Well here's a site I have been hording for awhile and decided to share it with everyone here....

Google Translate

....be warned that this is a dart frog related website with a forum, but they are not forums of the U. S. So Kyle I am not trying to cross any boundaries as I would not post anything from an English Speaking/Written forum on this site.  This is an amazing European site on dart frogs and shows some of the frogs not available here in the U. S. So enjoy! I think it is impressive so I figured I share. PS: Look up "dendrobase.de" on google and hit the translate button there.


----------



## Woodsman (Jan 3, 2008)

Wow!! Thanks for the link. It is great to see how far ahead of our thinking the Europeans are on some of the morphs. I can see spending many hours on this site!

Thanks again, Richard.


----------



## UmbraSprite (Mar 2, 2007)

Definitely a great summary of those papers. Keep in mind not everything here is fact as some of the information comes from single or low numbers of measurements and observations...not to mention opinion.

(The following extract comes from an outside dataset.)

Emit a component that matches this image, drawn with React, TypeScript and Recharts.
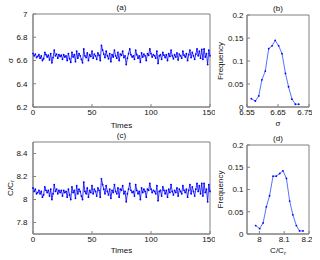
import React from 'react';
import { LineChart, Line, XAxis, YAxis, ReferenceArea } from 'recharts';

// ---- data ----
const sigmaSeries = [
  6.660, 6.640, 6.655, 6.625, 6.635, 6.650, 6.620, 6.640, 6.600, 6.615,
  6.670, 6.650, 6.630, 6.645, 6.605, 6.660, 6.580, 6.625, 6.690, 6.640,
  6.655, 6.620, 6.650, 6.635, 6.645, 6.610, 6.650, 6.630, 6.640, 6.600,
  6.660, 6.615, 6.585, 6.670, 6.630, 6.650, 6.590, 6.680, 6.620, 6.660,
  6.640, 6.610, 6.580, 6.700, 6.640, 6.625, 6.665, 6.600, 6.650, 6.635,
  6.680, 6.620, 6.655, 6.640, 6.610, 6.665, 6.645, 6.600, 6.730, 6.690,
  6.655, 6.625, 6.680, 6.640, 6.615, 6.660, 6.590, 6.650, 6.630, 6.690,
  6.640, 6.620, 6.670, 6.600, 6.655, 6.645, 6.680, 6.625, 6.640, 6.565,
  6.620, 6.660, 6.700, 6.650, 6.630, 6.640, 6.610, 6.690, 6.650, 6.620,
  6.640, 6.585, 6.665, 6.630, 6.655, 6.640, 6.600, 6.660, 6.645, 6.700,
  6.660, 6.630, 6.650, 6.640, 6.620, 6.680, 6.575, 6.640, 6.650, 6.610,
  6.670, 6.645, 6.625, 6.650, 6.600, 6.660, 6.635, 6.690, 6.640, 6.615,
  6.650, 6.630, 6.665, 6.605, 6.655, 6.640, 6.620, 6.680, 6.645, 6.630,
  6.660, 6.600, 6.650, 6.690, 6.625, 6.670, 6.640, 6.610, 6.655, 6.700,
  6.640, 6.680, 6.620, 6.695, 6.610, 6.700, 6.630, 6.660, 6.565, 6.690,
  6.640,
];

const ratioSeries = [
  8.10, 8.07, 8.09, 8.05, 8.06, 8.08, 8.05, 8.07, 8.02, 8.04,
  8.11, 8.08, 8.06, 8.08, 8.03, 8.09, 8.00, 8.05, 8.13, 8.07,
  8.09, 8.05, 8.08, 8.06, 8.08, 8.03, 8.08, 8.06, 8.07, 8.02,
  8.09, 8.04, 8.00, 8.11, 8.06, 8.08, 8.01, 8.12, 8.05, 8.09,
  8.07, 8.03, 8.00, 8.15, 8.07, 8.05, 8.10, 8.02, 8.08, 8.06,
  8.12, 8.05, 8.09, 8.07, 8.03, 8.10, 8.08, 8.02, 8.18, 8.13,
  8.09, 8.05, 8.12, 8.07, 8.04, 8.09, 8.01, 8.08, 8.06, 8.13,
  8.07, 8.05, 8.10, 8.02, 8.09, 8.08, 8.12, 8.05, 8.07, 7.98,
  8.05, 8.09, 8.14, 8.08, 8.06, 8.07, 8.03, 8.13, 8.08, 8.05,
  8.07, 8.00, 8.10, 8.06, 8.09, 8.07, 8.02, 8.09, 8.08, 8.14,
  8.09, 8.06, 8.08, 8.07, 8.05, 8.12, 7.99, 8.07, 8.08, 8.03,
  8.11, 8.08, 8.05, 8.08, 8.02, 8.09, 8.06, 8.13, 8.07, 8.04,
  8.08, 8.06, 8.10, 8.03, 8.09, 8.07, 8.05, 8.12, 8.08, 8.06,
  8.09, 8.02, 8.08, 8.13, 8.05, 8.11, 8.07, 8.03, 8.09, 8.14,
  8.07, 8.12, 8.05, 8.14, 8.03, 8.14, 8.06, 8.09, 7.98, 8.13,
  8.07,
];

const sigmaBins = [6.564, 6.577, 6.588, 6.598, 6.609, 6.62, 6.631, 6.641, 6.652, 6.663, 6.674, 6.684, 6.695, 6.706, 6.717];
const sigmaFreq = [0.018, 0.013, 0.024, 0.059, 0.078, 0.127, 0.133, 0.145, 0.133, 0.116, 0.073, 0.044, 0.017, 0.006, 0.006];

const ratioBins = [7.985, 8.001, 8.015, 8.028, 8.041, 8.055, 8.068, 8.082, 8.095, 8.109, 8.122, 8.135, 8.149, 8.162, 8.176];
const ratioFreq = [0.019, 0.012, 0.025, 0.061, 0.086, 0.13, 0.13, 0.136, 0.142, 0.125, 0.074, 0.043, 0.019, 0.007, 0.007];

const timeTicks = [0, 50, 100, 150];
const sigmaTicks = [6.2, 6.4, 6.6, 6.8, 7];
const ratioTicks = [7.8, 8, 8.2, 8.4];
const freqTicks = [0, 0.05, 0.1, 0.15, 0.2];
const sigmaBinTicks = [6.55, 6.65, 6.75];
const ratioBinTicks = [8, 8.1, 8.2];

const sigmaData = sigmaSeries.map((v, i) => ({ t: i, v }));
const ratioData = ratioSeries.map((v, i) => ({ t: i, v }));
const sigmaHist = sigmaBins.map((b, i) => ({ b, f: sigmaFreq[i] }));
const ratioHist = ratioBins.map((b, i) => ({ b, f: ratioFreq[i] }));

// ---- styles ----
const FONT = '"Liberation Sans", Arial, Helvetica, sans-serif';
const BLUE = '#0000ff';
const AXIS = '#808080';
const tickStyle = { fontSize: 8, fill: '#111', fontFamily: FONT };

const yLabel = (content: React.ReactNode, cx: number) => (props: any) => {
  const vb = props.viewBox || { y: 0, height: 0 };
  const cy = vb.y + vb.height / 2;
  return (
    <text
      x={cx}
      y={cy}
      transform={`rotate(-90 ${cx} ${cy})`}
      textAnchor="middle"
      dominantBaseline="central"
      fontSize={8}
      fontFamily={FONT}
      fill="#111"
    >
      {content}
    </text>
  );
};

const xLabel = (content: React.ReactNode, baseline: number) => (props: any) => {
  const vb = props.viewBox || { x: 0, width: 0 };
  return (
    <text
      x={vb.x + vb.width / 2}
      y={baseline}
      textAnchor="middle"
      fontSize={8}
      fontFamily={FONT}
      fill="#111"
    >
      {content}
    </text>
  );
};

const crLabel = (
  <>
    C/C<tspan dy={2} fontSize={6}>r</tspan>
  </>
);

const titleLabel = (t: string) => ({
  value: t,
  position: 'top' as const,
  offset: 4,
  fontSize: 8,
  fill: '#111',
  fontFamily: FONT,
});

export default function App() {
  return (
    <div style={{ position: 'absolute', left: 0, top: 0, width: 320, height: 260, background: '#fff', fontFamily: FONT }}>
      {/* (a) */}
      <div style={{ position: 'absolute', left: 0, top: 0 }}>
        <LineChart width={215} height={130} data={sigmaData} margin={{ top: 14, right: 5, left: 8, bottom: 0 }}>
          <XAxis dataKey="t" type="number" domain={[0, 150]} ticks={timeTicks} height={23}
            tick={tickStyle} tickSize={-3} tickMargin={5.5} stroke={AXIS}
            label={{ content: xLabel('Times', 127.5) }} />
          <YAxis type="number" domain={[6.2, 7]} ticks={sigmaTicks} width={25}
            tick={tickStyle} tickSize={-3} tickMargin={8.5} stroke={AXIS}
            label={{ content: yLabel('σ', 10) }} />
          <ReferenceArea x1={0} x2={150} y1={6.2} y2={7} fill="none" stroke={AXIS} strokeWidth={1} label={titleLabel('(a)')} />
          <Line dataKey="v" stroke={BLUE} strokeWidth={0.8} dot={{ r: 0.9, fill: BLUE, stroke: 'none' }} isAnimationActive={false} />
        </LineChart>
      </div>
      {/* (b) */}
      <div style={{ position: 'absolute', left: 212, top: 0 }}>
        <LineChart width={100} height={130} data={sigmaHist} margin={{ top: 15, right: 3, left: 5, bottom: 0 }}>
          <XAxis dataKey="b" type="number" domain={[6.55, 6.75]} ticks={sigmaBinTicks} height={23}
            tick={tickStyle} tickSize={-3} tickMargin={5.5} stroke={AXIS}
            label={{ content: xLabel('σ', 126) }} />
          <YAxis type="number" domain={[0, 0.2]} ticks={freqTicks} width={30}
            tick={tickStyle} tickSize={-3} tickMargin={6.5} stroke={AXIS}
            label={{ content: yLabel('Frequency', 8) }} />
          <ReferenceArea x1={6.55} x2={6.75} y1={0} y2={0.2} fill="none" stroke={AXIS} strokeWidth={1} label={titleLabel('(b)')} />
          <Line dataKey="f" stroke="#2a4dff" strokeWidth={0.8} dot={{ r: 0.9, fill: BLUE, stroke: 'none' }} isAnimationActive={false} />
        </LineChart>
      </div>
      {/* (c) */}
      <div style={{ position: 'absolute', left: 0, top: 130 }}>
        <LineChart width={215} height={130} data={ratioData} margin={{ top: 12, right: 5, left: 8, bottom: 0 }}>
          <XAxis dataKey="t" type="number" domain={[0, 150]} ticks={timeTicks} height={26}
            tick={tickStyle} tickSize={-3} tickMargin={5.5} stroke={AXIS}
            label={{ content: xLabel('Times', 122.5) }} />
          <YAxis type="number" domain={[7.7, 8.5]} ticks={ratioTicks} width={25}
            tick={tickStyle} tickSize={-3} tickMargin={8.5} stroke={AXIS}
            label={{ content: yLabel(crLabel, 10) }} />
          <ReferenceArea x1={0} x2={150} y1={7.7} y2={8.5} fill="none" stroke={AXIS} strokeWidth={1} label={titleLabel('(c)')} />
          <Line dataKey="v" stroke={BLUE} strokeWidth={0.8} dot={{ r: 0.9, fill: BLUE, stroke: 'none' }} isAnimationActive={false} />
        </LineChart>
      </div>
      {/* (d) */}
      <div style={{ position: 'absolute', left: 212, top: 130 }}>
        <LineChart width={100} height={130} data={ratioHist} margin={{ top: 15, right: 3, left: 5, bottom: 0 }}>
          <XAxis dataKey="b" type="number" domain={[7.95, 8.2]} ticks={ratioBinTicks} height={26}
            tick={tickStyle} tickSize={-3} tickMargin={5.5} stroke={AXIS}
            label={{ content: xLabel(crLabel, 123) }} />
          <YAxis type="number" domain={[0, 0.2]} ticks={freqTicks} width={30}
            tick={tickStyle} tickSize={-3} tickMargin={6.5} stroke={AXIS}
            label={{ content: yLabel('Frequency', 8) }} />
          <ReferenceArea x1={7.95} x2={8.2} y1={0} y2={0.2} fill="none" stroke={AXIS} strokeWidth={1} label={titleLabel('(d)')} />
          <Line dataKey="f" stroke="#2a4dff" strokeWidth={0.8} dot={{ r: 0.9, fill: BLUE, stroke: 'none' }} isAnimationActive={false} />
        </LineChart>
      </div>
    </div>
  );
}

None the less that is the most complete compilation of the data that has been generated that I have seen in one place.

Very nice!


----------



## RedEyeTroyFrog (Jan 25, 2008)

I am getting frustrated over here....i cant get it to translate when i go to another species....i feel really stupid, Help please!!!!


----------



## jubjub47 (Sep 9, 2008)

Hey Troy, go through google and translate it. When you do it will translate every page you open.


----------



## RedEyeTroyFrog (Jan 25, 2008)

LOL, I'm cracking up, why cant I figure this out!? haha what do u mean go through google?? WHY CAN"T I DO THIS


----------



## atlfrog (Dec 31, 2006)

UmbraSprite said:


> Definitely a great summary of those papers. Keep in mind not everything here is fact as some of the information comes from single or low numbers of measurements and observations...not to mention opinion.
> 
> None the less that is the most complete compilation of the data that has been generated that I have seen in one place.
> 
> Very nice!


You are correct, not everything is there but I did find it to be very useful and fun to read. I thought I share it with everyone.

If you are having issues translating this page please go here...the first one is the site and there is a translation link beside it...

http://www.google.com/#hl=en&q=dend...rch&aq=f&oq=dendrobase.de&aqi=&fp=1mZ_-PL2Zjc


----------



## frogparty (Dec 27, 2007)

NICE! Thanks for sharing, and acoording to that site, escudo aernt a pumilio!
Im definitely bookmarking it!


----------